В самом деле… Я уже говорил о разнузданной мечте Расплюева: полицейская, дескать, утопия. Но почему же непременно утопия? Может быть, просто крепкая память? То, чего не может и не желает забыть полиция? То, что и обыватель российский помнит — спиной, боками, загривком?
Вспомним и мы, воспользовавшись словами цитированного судебного витии — о дореформенном положении дел: «… была одна только всевластная и всемогущая полиция».
Да. Крепкая память — и оптимистическая надежда: так было, так будет. Надежда, как выяснится, не обманувшая. «Царское самодержавие есть самодержавие полиции», — подведет, спустя время, итоги Ленин.
О пленении Варравина Ох и Расплюев всего лишь весело возмечтали; не более. В эту сторону сюжет комедии не свернул. Однако зарубка нам на память осталась.
«Ничто так не веселит, как вид человека, приведенного к одному знаменателю» (Щедрин. «Письма к тетеньке»).
Когда-то Кандид Касторович Тарелкин убедительно разобъяснил Анне Антоновне Атуевой, что, оказавшись в роли просителя, человек предстает как бы нагишом — без родовых и личных заслуг, без прав, без твердой надежды, что справедливое дело будет выиграно, ибо оно справедливо; что это даже входит в расчет канцелярских чинов: проситель должен ступать неуверенно, как в предбаннике, будто он и впрямь голый.

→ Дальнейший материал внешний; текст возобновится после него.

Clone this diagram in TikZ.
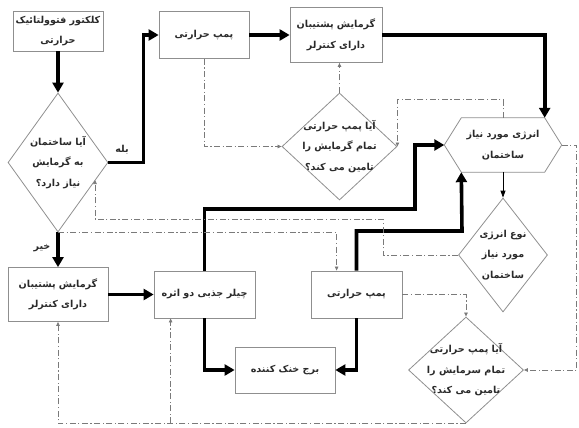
\documentclass[tikz,border=0pt]{standalone}
\usepackage{fontspec}
\newfontfamily\arabicfont[Script=Arabic]{DejaVu Sans}
\TeXXeTstate=1
\usetikzlibrary{arrows.meta,shapes.geometric,calc}
\newcommand{\fsz}{\arabicfont\bfseries\fontsize{9.6}{20.5}\selectfont}
\definecolor{boxgray}{HTML}{8F8F8F}
\definecolor{linegray}{HTML}{7A7A7A}
\definecolor{txtc}{HTML}{2A2A2A}
\tikzset{
  box/.style={draw=boxgray, line width=0.8pt, inner sep=0pt, align=center, font=\fsz, text=txtc},
  dec/.style={diamond, draw=boxgray, line width=0.8pt, inner sep=0pt},
  txt/.style={align=center, font=\fsz, text=txtc, inner sep=0pt},
  flow/.style={line width=3.6pt, -{Triangle[length=10pt,width=11pt]}},
  thinarrow/.style={line width=0.8pt, -{Triangle[length=7pt,width=5pt]}},
  ctrl/.style={draw=linegray, line width=0.7pt, dash pattern=on 6pt off 2.5pt on 1.2pt off 2.5pt, -{Triangle[length=4pt,width=3.5pt]}},
}
\begin{document}
\begin{tikzpicture}[x=1pt,y=-1pt]
\useasboundingbox (0,0) rectangle (579,428);
% boxes
\node[box, minimum width=90pt, minimum height=40pt] (col) at (58,31) {\beginR کلکتور فتوولتائیک\endR\\\beginR حرارتی\endR};
\node[box, minimum width=90pt, minimum height=47pt] (hp1) at (204,35) {\beginR پمپ حرارتی\endR};
\node[box, minimum width=92pt, minimum height=55pt] (bk1) at (336,35) {\beginR گرمایش پشتیبان\endR\\\beginR دارای کنترلر\endR};
\node[box, minimum width=100pt, minimum height=54pt] (bk2) at (58,294.5) {\beginR گرمایش پشتیبان\endR\\\beginR دارای کنترلر\endR};
\node[box, minimum width=101pt, minimum height=47pt] (ch) at (204.5,294.5) {\beginR چیلر جذبی دو اثره\endR};
\node[box, minimum width=91pt, minimum height=47pt] (hp2) at (356.5,294.5) {\beginR پمپ حرارتی\endR};
\node[box, minimum width=100pt, minimum height=46pt] (ct) at (285,370) {\beginR برج خنک کننده\endR};
% decisions
\node[dec, minimum width=100pt, minimum height=139pt, label={[txt]center:{\beginR آیا ساختمان\endR\\\beginR به گرمایش\endR\\\beginR نیاز دارد؟\endR}}] (d1) at (58,162.5) {};
\node[dec, minimum width=115pt, minimum height=107pt, label={[txt]center:{\beginR آیا پمپ حرارتی\endR\\\beginR تمام گرمایش را\endR\\\beginR تامین می کند؟\endR}}] (d2) at (339.5,146.5) {};
\node[dec, minimum width=89pt, minimum height=114pt, label={[txt]center:{\beginR نوع انرژی\endR\\\beginR مورد نیاز\endR\\\beginR ساختمان\endR}}] (d3) at (503,255) {};
\node[dec, minimum width=115pt, minimum height=106pt, label={[txt]center:{\beginR آیا پمپ حرارتی\endR\\\beginR تمام سرمایش را\endR\\\beginR تامین می کند؟\endR}}] (d4) at (466,370) {};
% hexagon
\node[txt, minimum width=117pt, minimum height=54pt] (hex) at (503,145) {\beginR انرژی مورد نیاز\endR\\\beginR ساختمان\endR};
\coordinate (hexNE) at ($(hex.north east)+(-17,0)$);
\coordinate (hexNW) at ($(hex.north west)+(17,0)$);
\coordinate (hexSE) at ($(hex.south east)+(-17,0)$);
\coordinate (hexSW) at ($(hex.south west)+(17,0)$);
\draw[boxgray, line width=0.8pt] (hex.west) -- (hexNW) -- (hexNE) -- (hex.east) -- (hexSE) -- (hexSW) -- cycle;
% labels
\node[txt] (yes) at (122,150) {\beginR بله\endR};
\node[txt] (no) at (42,248) {\beginR خیر\endR};
% helper coordinates
\coordinate (j1) at (415,209);
\coordinate (j2) at (462,231);
\coordinate (k1) at (383,219);
\coordinate (k2) at (95,180);
\coordinate (k3) at ($(hp2.north west)+(26,0)$);
\coordinate (k4) at ($(ch.south west)+(17,0)$);
% thick flows
\draw[flow] (col.south) -- (d1.north);
\draw[flow] (d1.east) -- ++(35,0) |- (hp1.west);
\draw[flow] (hp1.east) -- (bk1.west);
\draw[flow] (bk1.east) -| (hexNE);
\draw[flow] (d1.south) -- (bk2.north);
\draw[flow] (bk2.east) -- (ch.west);
\draw[flow] (ch.north) |- (j1) |- (hex.west);
\draw[flow] (hp2.north) |- (j2) -- (hexSW);
\draw[flow] (ch.south) |- (ct.west);
\draw[flow] (hp2.south) |- (ct.east);
\draw[thinarrow] (hex.south) -- (d3.north);
% control lines
\draw[ctrl] (hp1.south) |- (d2.west);
\draw[ctrl] (d2.north) -- (d2.north |- bk1.south);
\draw[ctrl] (hex.north) -- ++(0,-18) -| (d2.east);
\draw[ctrl] (hex.east) -- ++(15,0) |- (d4.east);
\draw[ctrl] (d3.west) -| (k1) -| (k2);
\draw[ctrl] (d1.south) -| (k3);
\draw[ctrl] (hp2.east) -| (d4.north);
\draw[ctrl] (d4.south) -| (bk2.south);
\draw[ctrl] (d4.south -| k4) -- (k4);
\end{tikzpicture}
\end{document}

Потом Князь наглядно докажет Муромскому, что бумага важнее и содержательнее «страдания»; что идея бюрократической справедливости не существует без обезлички, собственно в ней-то и заключаясь; что равенство перед законом — это равенство ничтожеств, тех, кто обращен в ничто.

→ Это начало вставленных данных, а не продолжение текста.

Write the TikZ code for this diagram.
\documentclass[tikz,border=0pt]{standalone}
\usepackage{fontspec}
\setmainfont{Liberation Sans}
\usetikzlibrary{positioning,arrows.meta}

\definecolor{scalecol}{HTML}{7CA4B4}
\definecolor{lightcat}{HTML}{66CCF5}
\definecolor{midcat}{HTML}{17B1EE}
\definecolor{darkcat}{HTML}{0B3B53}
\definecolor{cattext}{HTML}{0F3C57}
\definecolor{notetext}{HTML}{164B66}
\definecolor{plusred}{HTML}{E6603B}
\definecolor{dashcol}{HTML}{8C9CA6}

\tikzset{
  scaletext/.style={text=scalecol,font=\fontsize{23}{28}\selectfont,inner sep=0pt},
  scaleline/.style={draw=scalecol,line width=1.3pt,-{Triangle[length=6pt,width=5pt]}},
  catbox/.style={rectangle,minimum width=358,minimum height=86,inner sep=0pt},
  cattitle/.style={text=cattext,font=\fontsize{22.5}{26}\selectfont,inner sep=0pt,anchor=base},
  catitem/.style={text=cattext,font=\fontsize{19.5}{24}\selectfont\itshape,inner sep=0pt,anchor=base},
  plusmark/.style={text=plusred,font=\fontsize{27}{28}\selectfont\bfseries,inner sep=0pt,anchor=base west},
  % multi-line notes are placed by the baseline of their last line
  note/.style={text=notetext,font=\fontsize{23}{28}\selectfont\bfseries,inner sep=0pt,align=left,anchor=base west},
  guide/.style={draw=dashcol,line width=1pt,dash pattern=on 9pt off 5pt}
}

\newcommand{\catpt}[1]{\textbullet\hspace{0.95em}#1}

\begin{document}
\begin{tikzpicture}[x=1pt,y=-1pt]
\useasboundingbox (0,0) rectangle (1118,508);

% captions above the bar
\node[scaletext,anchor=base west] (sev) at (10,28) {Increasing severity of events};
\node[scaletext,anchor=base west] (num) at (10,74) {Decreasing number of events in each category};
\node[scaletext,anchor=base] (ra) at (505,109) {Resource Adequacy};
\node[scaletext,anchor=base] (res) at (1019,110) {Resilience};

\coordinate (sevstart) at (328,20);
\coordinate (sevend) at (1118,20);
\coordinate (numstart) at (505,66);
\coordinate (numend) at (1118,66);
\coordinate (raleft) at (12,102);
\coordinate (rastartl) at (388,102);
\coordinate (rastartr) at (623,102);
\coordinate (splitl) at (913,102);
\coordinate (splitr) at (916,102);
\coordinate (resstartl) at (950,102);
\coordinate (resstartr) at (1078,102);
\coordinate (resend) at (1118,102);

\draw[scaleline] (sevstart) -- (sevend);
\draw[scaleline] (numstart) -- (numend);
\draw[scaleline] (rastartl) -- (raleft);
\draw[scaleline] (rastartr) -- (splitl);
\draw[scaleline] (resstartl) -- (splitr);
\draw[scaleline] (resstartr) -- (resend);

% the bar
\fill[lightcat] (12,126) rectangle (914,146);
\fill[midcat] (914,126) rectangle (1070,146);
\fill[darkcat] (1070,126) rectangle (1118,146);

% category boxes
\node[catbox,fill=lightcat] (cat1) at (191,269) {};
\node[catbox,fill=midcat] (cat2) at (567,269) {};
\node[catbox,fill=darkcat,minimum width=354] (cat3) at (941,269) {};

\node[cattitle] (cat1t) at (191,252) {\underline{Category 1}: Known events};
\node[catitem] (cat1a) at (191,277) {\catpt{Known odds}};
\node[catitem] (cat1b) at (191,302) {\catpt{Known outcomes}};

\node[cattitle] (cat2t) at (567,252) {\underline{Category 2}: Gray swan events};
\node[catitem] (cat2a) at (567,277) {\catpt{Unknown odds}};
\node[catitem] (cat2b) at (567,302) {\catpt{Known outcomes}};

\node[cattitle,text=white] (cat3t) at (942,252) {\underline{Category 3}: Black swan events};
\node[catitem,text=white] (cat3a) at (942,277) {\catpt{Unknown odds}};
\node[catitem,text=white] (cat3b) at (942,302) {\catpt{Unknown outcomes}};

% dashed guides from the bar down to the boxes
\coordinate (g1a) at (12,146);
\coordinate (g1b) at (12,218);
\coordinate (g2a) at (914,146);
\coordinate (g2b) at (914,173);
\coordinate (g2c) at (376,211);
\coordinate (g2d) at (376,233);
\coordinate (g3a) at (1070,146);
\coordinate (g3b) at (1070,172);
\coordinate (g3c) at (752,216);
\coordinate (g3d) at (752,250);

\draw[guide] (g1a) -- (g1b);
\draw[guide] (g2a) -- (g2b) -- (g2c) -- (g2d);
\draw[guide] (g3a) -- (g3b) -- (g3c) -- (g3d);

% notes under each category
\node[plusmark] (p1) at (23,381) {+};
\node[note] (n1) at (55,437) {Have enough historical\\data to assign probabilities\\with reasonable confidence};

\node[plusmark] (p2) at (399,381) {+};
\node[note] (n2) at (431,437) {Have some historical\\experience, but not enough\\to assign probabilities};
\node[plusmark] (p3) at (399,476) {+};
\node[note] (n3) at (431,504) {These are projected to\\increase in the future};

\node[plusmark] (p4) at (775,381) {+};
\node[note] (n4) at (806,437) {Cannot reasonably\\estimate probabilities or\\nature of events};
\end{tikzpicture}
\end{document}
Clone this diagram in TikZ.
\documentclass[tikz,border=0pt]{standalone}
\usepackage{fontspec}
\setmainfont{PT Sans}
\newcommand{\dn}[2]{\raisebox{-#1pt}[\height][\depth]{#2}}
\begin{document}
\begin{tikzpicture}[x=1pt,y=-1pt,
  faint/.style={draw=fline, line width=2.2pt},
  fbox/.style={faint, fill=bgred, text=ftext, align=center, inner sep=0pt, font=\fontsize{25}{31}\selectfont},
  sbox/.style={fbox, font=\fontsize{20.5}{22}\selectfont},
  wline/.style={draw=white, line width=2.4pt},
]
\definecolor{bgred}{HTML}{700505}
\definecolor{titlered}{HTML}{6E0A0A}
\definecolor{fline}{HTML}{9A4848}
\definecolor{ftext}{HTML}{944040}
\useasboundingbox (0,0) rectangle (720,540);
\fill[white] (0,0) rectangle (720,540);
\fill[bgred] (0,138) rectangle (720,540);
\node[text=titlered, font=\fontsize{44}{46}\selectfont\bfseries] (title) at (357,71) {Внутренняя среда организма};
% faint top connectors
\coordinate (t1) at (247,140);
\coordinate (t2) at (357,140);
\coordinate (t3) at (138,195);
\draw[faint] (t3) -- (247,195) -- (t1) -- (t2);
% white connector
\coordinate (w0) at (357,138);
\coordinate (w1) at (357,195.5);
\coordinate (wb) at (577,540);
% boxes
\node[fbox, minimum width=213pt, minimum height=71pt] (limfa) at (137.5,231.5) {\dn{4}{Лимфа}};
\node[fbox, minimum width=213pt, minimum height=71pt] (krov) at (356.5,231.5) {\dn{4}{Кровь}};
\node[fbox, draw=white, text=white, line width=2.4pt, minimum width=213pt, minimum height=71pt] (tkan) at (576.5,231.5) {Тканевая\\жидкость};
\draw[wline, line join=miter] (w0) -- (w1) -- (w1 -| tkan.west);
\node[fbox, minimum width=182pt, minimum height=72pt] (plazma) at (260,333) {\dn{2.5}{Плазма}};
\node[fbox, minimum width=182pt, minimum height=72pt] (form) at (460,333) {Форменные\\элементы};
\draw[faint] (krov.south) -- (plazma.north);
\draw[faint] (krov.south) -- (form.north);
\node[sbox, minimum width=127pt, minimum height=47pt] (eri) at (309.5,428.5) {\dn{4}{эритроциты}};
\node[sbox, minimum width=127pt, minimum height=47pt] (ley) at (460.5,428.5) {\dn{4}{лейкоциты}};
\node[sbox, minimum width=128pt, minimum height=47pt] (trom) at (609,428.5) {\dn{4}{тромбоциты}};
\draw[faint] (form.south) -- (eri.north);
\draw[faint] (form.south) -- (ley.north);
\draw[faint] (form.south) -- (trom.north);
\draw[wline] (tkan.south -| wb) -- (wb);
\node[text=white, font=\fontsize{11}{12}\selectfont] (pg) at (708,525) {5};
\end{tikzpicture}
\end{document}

В «Смерти Тарелкина» предстает иная, новая ступень этого страшного равенства — еще страшнее, потому что оно состоит не в обидной ничтожности, а в опасной беспомощности. И не в том только дело, что вкупе с ничтожествами к одному знаменателю могут быть при нужде приведены и те, кто попирает их пятой, — вернее, и это обстоятельство подтверждает особенное могущество силы, представленной здесь Охом и Расплюевым: она вне общепринятой иерархии, вне видимых закономерностей, хотя бы и таких, как бюрократическая, — совсем неспроста логика тут венчается и как бы подтверждается абсурдом. Расплюевской картиной всеобщей полицейско-охотничьей ловли и его же готовностью арестовать своего набольшего начальника, обер-полицмейстера, — только бы поступил донос. Только бы крикнули по-старинному: «Слово и дело!»'
(В границах комедии, имея в виду ее чрезвычайное своеобразие, это самое слово — еще и метафора, способная грозно материализоваться и стать обвиняющим делом. Делом в руках следователя.)

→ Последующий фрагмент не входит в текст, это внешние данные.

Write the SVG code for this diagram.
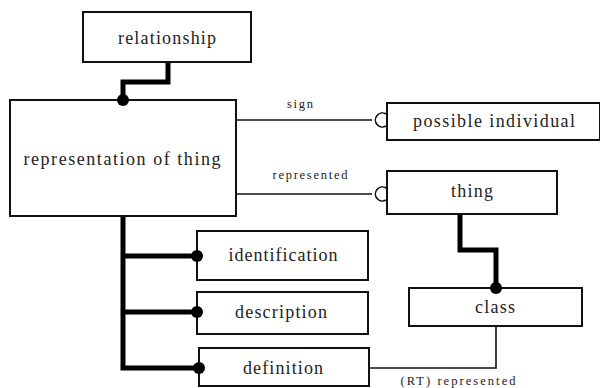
<svg xmlns="http://www.w3.org/2000/svg" width="600" height="388" viewBox="0 0 600 388">
<style>
.box{fill:#fff;stroke:#111;stroke-width:2}
text{fill:#222;text-anchor:middle}
.t{font-size:18px}
.lbl{font-size:12.5px}
.thin{fill:none;stroke:#111;stroke-width:1.6}
.thick{fill:none;stroke:#000;stroke-width:5}
.dot{fill:#000}
.ring{fill:#fff;stroke:#111;stroke-width:1.6}
</style>
<rect width="600" height="388" fill="#fff"/>
<g font-family="Liberation Serif, DejaVu Serif, serif">
<g id="relationship"><rect class="box" x="83" y="12" width="168" height="50"/><text class="t" x="167" y="44" textLength="98" lengthAdjust="spacing">relationship</text></g>
<g id="representation_of_thing"><rect class="box" x="10" y="100" width="226" height="116"/><text class="t" x="122" y="165" textLength="197" lengthAdjust="spacing">representation of thing</text></g>
<g id="possible_individual"><rect class="box" x="387" y="103" width="213" height="37"/><text class="t" x="494" y="127" textLength="162" lengthAdjust="spacing">possible individual</text></g>
<g id="thing"><rect class="box" x="387" y="171" width="170" height="43"/><text class="t" x="472" y="197" textLength="42" lengthAdjust="spacing">thing</text></g>
<g id="identification"><rect class="box" x="197" y="231" width="171" height="49"/><text class="t" x="283" y="261" textLength="109" lengthAdjust="spacing">identification</text></g>
<g id="description"><rect class="box" x="197" y="292" width="171" height="42"/><text class="t" x="281" y="318" textLength="92" lengthAdjust="spacing">description</text></g>
<g id="definition"><rect class="box" x="199" y="348" width="170" height="38"/><text class="t" x="283" y="374" textLength="80" lengthAdjust="spacing">definition</text></g>
<g id="class"><rect class="box" x="409" y="288" width="173" height="38"/><text class="t" x="495" y="313" textLength="40" lengthAdjust="spacing">class</text></g>
<g id="connectors">
<path class="thick" d="M168,63 V82 H123 V100"/>
<circle class="dot" cx="123" cy="100" r="6"/>
<path class="thick" d="M123,217 V368 H199 M123,256 H197 M123,312 H197"/>
<circle class="dot" cx="197" cy="256" r="6"/>
<circle class="dot" cx="197" cy="312" r="6"/>
<circle class="dot" cx="199" cy="368" r="6"/>
<path class="thick" d="M460,215 V250 H496 V288"/>
<circle class="dot" cx="496" cy="288" r="6"/>
<path class="thin" d="M237,120 H372"/>
<path class="thin" d="M237,194 H372"/>
<path class="ring" d="M386,114 A7,7 0 1 0 386,126"/>
<path class="ring" d="M386,188 A7,7 0 1 0 386,200"/>
<path class="thin" d="M370,368 H496 V327"/>
<text class="lbl" x="300" y="108" textLength="26" lengthAdjust="spacing">sign</text>
<text class="lbl" x="310" y="179" textLength="75" lengthAdjust="spacing">represented</text>
<text class="lbl" x="458" y="385" textLength="115" lengthAdjust="spacing">(RT) represented</text>
</g>
</g>
</svg>
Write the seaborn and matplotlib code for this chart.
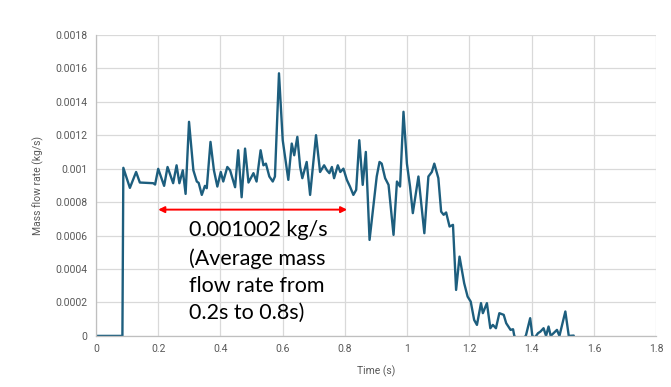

Племянник Александра Васильевича и сын Елизаветы Васильевны, Евгений Салиас де Турнемир (он же популярный — и плохой — беллетрист граф Салиас), объяснял, отчего Расплюев получил в «Смерти Тарелкина» именно чин квартального надзирателя, — у автора сказано даже с некоторой осторожностью: «Исправляющий должность…» И. о.
«Александр Васильевич сделал его квартальным потому, что высший чин был уже совершенно нецензурен. Под видом квартальных и частных приставов он намекал на лиц гораздо более высших. Помните, когда Расплюеву поручается произвести следствие о смерти Тарелкина, — как он расправляет крылья? Как он всех начинает держать в подозрении, всю Россию? Он мечтает, как арестует всех, — правых и виноватых, — разве это не похоже на наших многих администраторов? Ведь критики отнеслись к «Смерти Тарелкина» с кондачка, смотрели на нее как на пустячок, — а проглядели, что эта сатира почище щедринской».
Критики критиками, сатира сатирой; тут не о чем спорить. Да и что касается тайны замысла, не уступающей тайне исповеди… Кто теперь скажет, по каким в точности соображениям получил Расплюев свой чин? Кто и тогда мог утверждать это, — кроме хранителя тайны, автора? Сын Андре Салиаса де Турнемира, Евгений, стало быть, Андреевич, отвечает с уверенностью, — возможно, что и напрасной: он вообще многовато брал на себя в своих пояснениях к жизни и писаниям дяди.
Как бы то ни было, ясно одно: вознесись Иван Антонович несколькими ступенями выше, ему было бы лестно, а комедия крупно бы проиграла.